When longtime local residents talk about the heyday of the timber industry, they often mention the jobs that are no longer there. Today, as Oregon grapples with the threat of major wildfires every summer, a broad consensus has developed around the need to thin overgrown forests. Doing that on a large scale has the potential to provide new jobs in the woods.

State Sen. Jeff Golden, D-Ashland, has proposed building on the work now being done by Lomakatsi Restoration Project in the Ashland Watershed by creating a statewide youth corps that would pay teenagers to do forest clearing. Golden points out that the scope of Lomakatsi’s work is limited by a lack of resources. If funding can be found, expanding the work across Oregon could be one more piece of a coordinated strategy to restore forests.

Other groups are pursuing a similar path. The Southern Oregon Forest Restoration Collaborative — Lomakatsi Executive Director Marko Bey is president of the board — has called for an ambitious effort to restore federal forests in the Rogue Basin.

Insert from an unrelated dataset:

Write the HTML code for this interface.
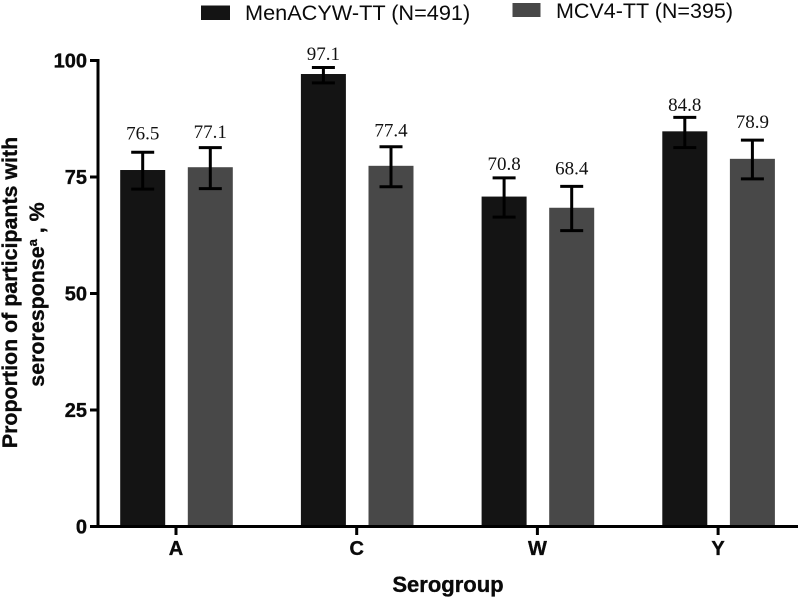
<!DOCTYPE html>
<html lang="en">
<head>
<meta charset="utf-8">
<title>Seroresponse by serogroup</title>
<style>
html,body{margin:0;padding:0;background:#fff;width:800px;height:598px;overflow:hidden}
svg{display:block}
text{font-family:"Liberation Sans",sans-serif;fill:#0a0a0a}
.bold{font-weight:700;stroke:#0a0a0a;stroke-width:.35px}
.val{font-family:"Liberation Serif",serif;font-size:19px;fill:#111}
</style>
</head>
<body>
<svg id="chart" width="800" height="598" viewBox="0 0 800 598" xmlns="http://www.w3.org/2000/svg">
  <g>
    <rect x="201" y="5.5" width="29" height="14.5" fill="#141414"/>
    <text x="245" y="20" font-size="21.7">MenACYW-TT (N=491)</text>
    <rect x="512.5" y="3" width="28" height="14" fill="#484848"/>
    <text x="556" y="18" font-size="21.5">MCV4-TT (N=395)</text>
  </g>
  <g id="marks"></g>
  <g id="axes"></g>
  <g font-size="21.4">
    <text class="bold" transform="translate(17,292.5) rotate(-90)" text-anchor="middle">Proportion of participants with</text>
    <text class="bold" transform="translate(44,294.5) rotate(-90)" text-anchor="middle">seroresponse<tspan font-size="13" dy="-7">a</tspan><tspan dy="7"> , %</tspan></text>
  </g>
  <text class="bold" x="448" y="592" font-size="22" text-anchor="middle">Serogroup</text>
</svg>
<script>
const categories = ['A', 'C', 'W', 'Y'];
const seriesNames = ['MenACYW-TT', 'MCV4-TT'];
const menacywValues = [76.5, 97.1, 70.8, 84.8];
const menacywLow = [72.4, 95.2, 66.4, 81.3];
const menacywHigh = [80.3, 98.5, 74.8, 87.8];
const mcv4Values = [77.1, 77.4, 68.4, 78.9];
const mcv4Low = [72.5, 72.9, 63.5, 74.6];
const mcv4High = [81.3, 81.5, 73.0, 82.9];
const menacywLabelClearance = [2.7, 1.6, 1.7, 1.4];
const mcv4LabelClearance = [2.1, 2.2, 2.5, 2.6];
const yTicks = [0, 25, 50, 75, 100];

const svgNS = 'http://www.w3.org/2000/svg';
const marks = document.getElementById('marks');
const axes = document.getElementById('axes');

function yScale(v) { return 526.5 - v * 4.66; }
function xCategory(i) { return 176 + i * 180.7; }
function make(parent, tag, attrs, txt) {
  const el = document.createElementNS(svgNS, tag);
  for (const k in attrs) el.setAttribute(k, attrs[k]);
  if (txt !== undefined) el.textContent = txt;
  parent.appendChild(el);
  return el;
}

const series = [
  { key: 'menacyw', values: menacywValues, low: menacywLow, high: menacywHigh, clear: menacywLabelClearance, fill: '#141414', offset: -33.3 },
  { key: 'mcv4', values: mcv4Values, low: mcv4Low, high: mcv4High, clear: mcv4LabelClearance, fill: '#484848', offset: 34.3 }
];

series.forEach(function (s) {
  categories.forEach(function (cat, i) {
    const cx = xCategory(i) + s.offset;
    const top = yScale(s.values[i]);
    const bar = make(marks, 'rect', { x: cx - 22.5, y: top, width: 45, height: yScale(0) - top, fill: s.fill });
    
    

    const hi = yScale(s.high[i]);
    const lo = yScale(s.low[i]);
    const err = make(marks, 'path', {
      d: 'M' + (cx - 11.5) + ' ' + hi + 'H' + (cx + 11.5) + 'M' + cx + ' ' + hi + 'V' + lo + 'M' + (cx - 11.5) + ' ' + lo + 'H' + (cx + 11.5),
      fill: 'none', stroke: '#000', 'stroke-width': 3
    });
    
    

    const label = make(marks, 'text', {
      x: cx, y: yScale(s.high[i] + s.clear[i]), 'text-anchor': 'middle', class: 'val'
    }, s.values[i].toFixed(1));
    
    
  });
});

const yAxisLine = make(axes, 'line', { x1: 98, x2: 98, y1: yScale(100) - 1.5, y2: yScale(0) + 1.5, stroke: '#000', 'stroke-width': 3 });



const xAxisLine = make(axes, 'line', { x1: 90, x2: 798, y1: yScale(0), y2: yScale(0), stroke: '#000', 'stroke-width': 3 });



yTicks.forEach(function (t) {
  const y = yScale(t);
  const tick = make(axes, 'line', { x1: 90, x2: 98, y1: y, y2: y, stroke: '#000', 'stroke-width': 3 });
  
  
  const lab = make(axes, 'text', { x: 87, y: y + 7, 'text-anchor': 'end', 'font-size': 20, class: 'bold' }, String(t));
  
  
});

categories.forEach(function (cat, i) {
  const x = xCategory(i);
  const tick = make(axes, 'line', { x1: x, x2: x, y1: yScale(0), y2: yScale(0) + 8.5, stroke: '#000', 'stroke-width': 3 });
  
  
  const lab = make(axes, 'text', { x: x, y: 555, 'text-anchor': 'middle', 'font-size': 20, class: 'bold' }, cat);
  
  
});
</script>
</body>
</html>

Forest industry work employed 80,000 Oregonians in the 1970s. By 2017, that number had dropped by 60 percent, according to the Oregon Office of Economic Analysis.

For a variety of reasons, bringing back 50,000 jobs is not realistic. Environmental limits on timber harvests and increased automation both took a toll.

But forest restoration work now has the potential to address the issue of wildfires while providing jobs in the process. All that’s lacking is the will to make it happen.